Può succedere, inoltre, che si sia costretti ad imboccare strade che non vorremmo quando ci troviamo a parlare di argomenti di cui non siamo particolarmente competenti e che non sono “appetibili” per collaborazioni o lavori particolarmente brillanti nel contenuto (qua dal Lago d’Iseo, ad esempio, viene spontaneo pensare al tipico “tondino d’acciaio” bresciano).
A mio avviso la chiave di volta può essere la creatività: è la creatività l’unica arma segreta low-cost che può sopperire alla mancanza di risorse e che ci può aiutare a lavorare sulle opportunità che garantiscano accessi prima che forza all’interno nelle SERP, con un approccio user-driven prima che Google-driven. La creatività va ricercata e allenata, ma ci permette di essere un investimento ad alto ROI per i nostri clienti.

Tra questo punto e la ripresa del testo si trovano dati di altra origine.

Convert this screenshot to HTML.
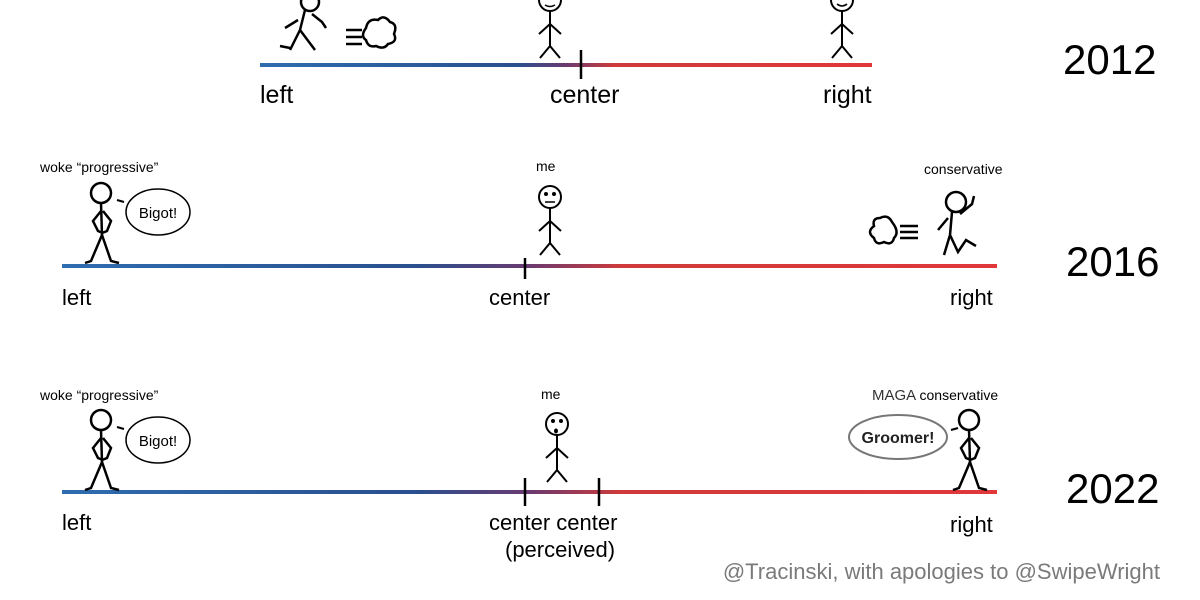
<!DOCTYPE html>
<html><head><meta charset="utf-8"><style>
html,body{margin:0;padding:0;background:#fff;}
svg{display:block;}
text{font-family:"Liberation Sans",sans-serif;}
</style></head><body>
<svg width="1200" height="600" viewBox="0 0 1200 600" xmlns="http://www.w3.org/2000/svg">
<defs>
<linearGradient id="g1" x1="260" x2="872" gradientUnits="userSpaceOnUse">
<stop offset="0" stop-color="#2e6db0"/><stop offset="0.42" stop-color="#2a4f8e"/><stop offset="0.5" stop-color="#6a3a70"/><stop offset="0.58" stop-color="#d03a3a"/><stop offset="1" stop-color="#e0383a"/></linearGradient>
<linearGradient id="g2" x1="62" x2="997" gradientUnits="userSpaceOnUse">
<stop offset="0" stop-color="#2e6db0"/><stop offset="0.38" stop-color="#2a4f8e"/><stop offset="0.5" stop-color="#6a3a70"/><stop offset="0.6" stop-color="#d03a3a"/><stop offset="1" stop-color="#e0383a"/></linearGradient>
<g id="me" fill="none" stroke="#000" stroke-width="2">
<circle cx="0" cy="0" r="11"/><line x1="0" y1="11" x2="0" y2="46"/><line x1="-11" y1="34" x2="0" y2="24"/><line x1="11" y1="34" x2="0" y2="24"/><line x1="0" y1="46" x2="-10" y2="58"/><line x1="0" y1="46" x2="10" y2="58"/>
<circle cx="-4" cy="-3" r="1" fill="#000"/><circle cx="4" cy="-3" r="1" fill="#000"/></g>
<g id="angry" fill="none" stroke="#000" stroke-width="2.5">
<circle cx="0" cy="0" r="10"/><line x1="0" y1="10" x2="1" y2="42"/><path d="M0 18 L-8 28 L-3 38 L2 40"/><path d="M2 18 L10 28 L6 38 L1 40"/><path d="M1 42 L-10 68 L-16 70"/><path d="M1 42 L10 68 L18 70"/></g>
</defs>

<!-- 2012 -->
<rect x="260" y="63" width="612" height="4" fill="url(#g1)"/>
<line x1="581" y1="50" x2="581" y2="79" stroke="#000" stroke-width="2.5"/>
<text x="260" y="103" font-size="25">left</text>
<text x="550" y="103" font-size="25">center</text>
<text x="823" y="103" font-size="25">right</text>
<text x="1063" y="74" font-size="42">2012</text>
<use href="#me" x="550" y="0"/>
<path d="M545 5 q5 3 10 0" fill="none" stroke="#000" stroke-width="1.5"/>
<use href="#me" x="842" y="0"/>
<path d="M837 4 q5 4 10 0" fill="none" stroke="#000" stroke-width="1.5"/>
<g fill="none" stroke="#000" stroke-width="2.5">
<circle cx="310" cy="2" r="9"/><path d="M305 10 L300 30 L290 50"/><path d="M300 30 L315 50"/><path d="M298 20 L285 28"/><path d="M312 14 L322 22 L326 28"/><path d="M290 48 L280 46"/>
<path d="M346 30 H362 M346 37 H362 M346 44 H362"/>
<path d="M366 28 q2 -10 12 -8 q6 -6 12 2 q8 2 4 12 q4 8 -6 10 q-4 6 -12 2 q-8 2 -10 -6 q-6 -4 0 -12z"/>
</g>

<!-- 2016 -->
<rect x="62" y="264" width="935" height="4" fill="url(#g2)"/>
<line x1="525" y1="258" x2="525" y2="279" stroke="#000" stroke-width="2.5"/>
<text x="62" y="305" font-size="22">left</text>
<text x="489" y="305" font-size="22">center</text>
<text x="950" y="305" font-size="22">right</text>
<text x="1066" y="276" font-size="42">2016</text>
<text x="40" y="172" font-size="14">woke “progressive”</text>
<text x="536" y="171" font-size="14">me</text>
<text x="924" y="174" font-size="14">conservative</text>
<use href="#angry" x="101" y="193"/>
<line x1="117" y1="200" x2="124" y2="202" stroke="#000" stroke-width="2"/>
<ellipse cx="158" cy="212" rx="32" ry="23" fill="none" stroke="#000" stroke-width="1.5"/>
<text x="158" y="218" font-size="15" text-anchor="middle">Bigot!</text>
<use href="#me" x="550" y="197"/>
<line x1="545" y1="202" x2="555" y2="202" stroke="#000" stroke-width="1.5"/>
<g fill="none" stroke="#000" stroke-width="2.5">
<circle cx="956" cy="202" r="10"/><path d="M952 212 L950 235 L944 255"/><path d="M950 235 L958 252 L966 240 L976 246"/><path d="M948 218 L938 230"/><path d="M960 214 L972 204 L974 196"/>
<path d="M900 226 H918 M900 232 H918 M900 238 H918"/>
<path d="M892 222 q-4 -8 -12 -4 q-8 0 -6 8 q-8 6 0 12 q2 8 10 4 q8 4 10 -4 q6 -6 -2 -16z"/>
</g>

<!-- 2022 -->
<rect x="62" y="490" width="935" height="4" fill="url(#g2)"/>
<line x1="525" y1="478" x2="525" y2="506" stroke="#000" stroke-width="2.5"/>
<line x1="599" y1="478" x2="599" y2="506" stroke="#000" stroke-width="2.5"/>
<text x="62" y="530" font-size="22">left</text>
<text x="489" y="530" font-size="22">center center</text>
<text x="505" y="557" font-size="22">(perceived)</text>
<text x="950" y="532" font-size="22">right</text>
<text x="1066" y="503" font-size="42">2022</text>
<text x="40" y="400" font-size="14">woke “progressive”</text>
<text x="541" y="399" font-size="14">me</text>
<text x="872" y="400" font-size="15" fill="#333">MAGA <tspan font-size="14" fill="#000">conservative</tspan></text>
<use href="#angry" x="101" y="420"/>
<line x1="117" y1="427" x2="124" y2="429" stroke="#000" stroke-width="2"/>
<ellipse cx="158" cy="440" rx="32" ry="23" fill="none" stroke="#000" stroke-width="1.5"/>
<text x="158" y="446" font-size="15" text-anchor="middle">Bigot!</text>
<use href="#me" x="557" y="424"/>
<ellipse cx="556" cy="431" rx="2" ry="2.5" fill="#000"/>
<use href="#angry" x="969" y="420"/>
<line x1="951" y1="430" x2="958" y2="428" stroke="#000" stroke-width="2"/>
<ellipse cx="898" cy="437" rx="49" ry="22" fill="none" stroke="#777" stroke-width="2"/>
<text x="898" y="443" font-size="16" font-weight="bold" text-anchor="middle" fill="#222">Groomer!</text>

<text x="1160" y="579" font-size="22" fill="#7a7a7a" text-anchor="end">@Tracinski, with apologies to @SwipeWright</text>
</svg>
</body></html>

Concludendo: esiste un approccio unico per tutte le situazioni e tutti i clienti?
La mia risposta è no. Esiste però, a mio parere, una strategia ideale alla quale è possibile tendere: prendere quanto di buono presentano i due approcci (link earning e link building) e cercare di armonizzare le necessità con quelle del cliente. Forse è un’utopia, ma è un idea che ho mutuato dalla metodologia didattica della pallacanestro: come nel basket si deve sempre tendere all’idea di movimento tecnico perfetto per raggiungere l’eccellenza, nella SEO è altresì utile cercare di seguire un modello strategico che tenda il più possibile alla categoria A (includendo anche il guest posting) per ottenere successo.
Che poi i tondini d’acciaio ci costringano a spulciare l’elenco delle directory dipende dall’esperienza e dalla creatività.